In politics the group adhered (for the most part) to a curious ideology — Marxism that was also anti-Stalinist. Rahv, the coeditor of Partisan Review and the man whose ideas and career receive so much attention from Barrett, resolutely opposed Stalin, yet at the same time railed against capitalism. He insisted on calling himself a Marxist long after his own political interests and involvement had evaporated. But Rahv’s almost “transcendental” Marxism was hardly unique. Many shared it. “Our kind of Marxism,” Barrett admits, “was a luxury; it never had to sully itself by coming to power.” He goes on to write about “the purity of our dissent” which was preserved “by being detached from what we regarded as the wickedness of American capitalism.”
But all this highbrow political speculation had its effects, not the least being its nurturing of attitudes that contributed much to the so-called New Left of the 1960s. With their old anti-Stalinism gone because of Stalin’s death — though his system remained firmly entrenched — the anger of many New York intellectuals was turned against American society. Moreover, their penchant for political abstraction divorced from reality led to a serious danger. Barrett boldly writes: “As soon as you have replaced this concrete plurality by the abstraction of The People, you have homogenized it into a Mass — a plastic and passive dough to be kneaded at will by the Dictator. You have taken the first step toward Gulag.” And so it was that in the 1960s a good many intelligent people came to look the other way or even to defend the works of Stalin’s offspring. Barrett is one of those who didn’t fall into that terrible trap.
In a sense. The Truants is something of a dirge sung to memorialize a very special sector of American intellectual life now on the verge of extinction. Many of its leading figures are dead, men like Rahv, Schwartz, and Lionel Trilling. Others are rarely heard from now. And magazines like Partisan Review have little influence these days.
As the New York intellectuals die off, no one steps forward to pick up their traditions. Indeed there won’t be and can’t be any replacements. As Barrett points out, “This kind of intellectual is on the way out.” He cites “the rational organization of modern life” which leads to intense specialization, something totally alien to the autodidacts and Renaissance men of New York. Commenting on a recent “gathering of New York intellectuals,” Barrett says he was struck “that all the men present had their distinct, socially acknowledged, and fairly highly salaried position within society — a few within government.” Such modern-day specialists, with their credentials, are totally unlike men such as Rahv, who had no academic degrees and no real profession. None of the modern specialists would care to spend an evening arguing about Tolstoy or the relative merits of Rosa Luxemburg and Eduard Bernstein. For better or worse, they lack the passion of the old-timers.

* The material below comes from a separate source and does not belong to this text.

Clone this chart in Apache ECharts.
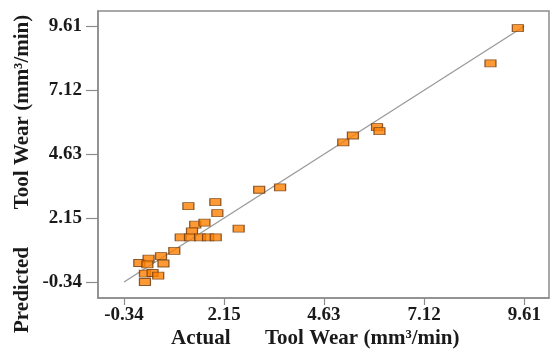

A tone of sadness pervades Barrett’s book. He entitles his prologue “A Mass for the Dead,” and he forever portrays people who seem to be hopelessly lost, severely alienated, and in search of some vague form of fulfillment. This leads to the question of God. Though the religious theme is very much secondary, it is there and deserves attention. For instance, Barrett calls the Sunday New York Times “a sacrament” of the New Yorkers. He writes of Rahv’s “own religion,” which was his Marxist “faith.” And he refers to a “canon of authors” acceptable to the New Yorkers.
Particularly poignant is Barrett’s account of Trilling’s funeral. It shows avowedly nonreligious people confronted with the terrible embarrassment of death, which inevitably calls forth religious symbols and language — and it shows, as Barrett says, that “a thoroughly secular attitude” is “crudely inadequate.”
Trilling, Jewish by birth, was a convinced rationalist and devotee of Freud. Yet he respected religion and had some inkling of the divine. Moreover, he was almost unique within the group in that he had a long, happy, and monogamous marriage. Faced with Trilling’s religious inclinations, his friends settled on a hybrid funeral service, featuring some classical music and a few Psalms read by a rabbi and a minister. Strangely, the unmistakable religious symbols so much resisted by secular intellectuals intruded upon Trilling’s world as his colleagues bade him farewell.
Barrett’s book, with all its melancholy, is a fine account of the New York intellectuals. His insights are especially sharp and he seems to be eminently fair. It will surely be followed, and perhaps even challenged, by other volumes from the New Yorkers who still haven’t set their memoirs to paper.